Project Description


– 12 ounces Pasta, whole grain, whole wheat, or gluten-free such as quinoa and brown rice.  Any shortcut pasta will do (macaroni, bow tie, penne, rotini, etc.)
– 1/4 cup EVOO (Extra Virgin Olive Oil)
– 1/2 cup mayo (I prefer light mayo made with EVOO or Veganase)
– 1 garlic clove, minced or grated
– 3 tbsp. sundried tomatoes packed in oil, chopped
– 1/2 cup frozen English peas, defrosted
– 1 minced shallot or 1/2 minced small red onion
– 1/2 lemon, juiced
– 1/4 cup white balsamic vinegar (can use red or white wine vinegar instead)
– 1/3 cup feta cheese (omit if dairy free and it’s still delish!)

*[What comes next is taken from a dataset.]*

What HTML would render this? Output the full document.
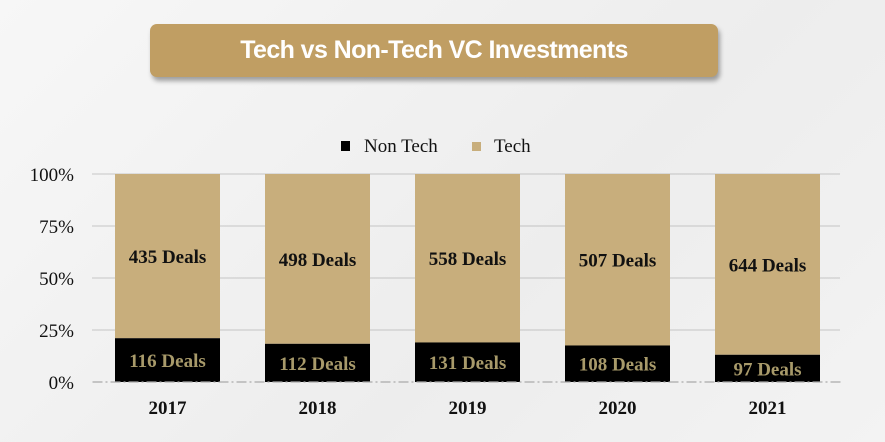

– Salt and pepper to taste
– Chopped fresh basil and chives


Cook the pasta in salted boiling water according to the package instructions and then drain.   Combine all other ingredients (except the peas, basil and chives) in a bowl and whisk thoroughly to combine.  Add the pasta and stir to combine.  Add the peas and stir to combine.  Add the basil and chives just before serving.  This is a great side dish, especially in the summer with all of the fresh basil available!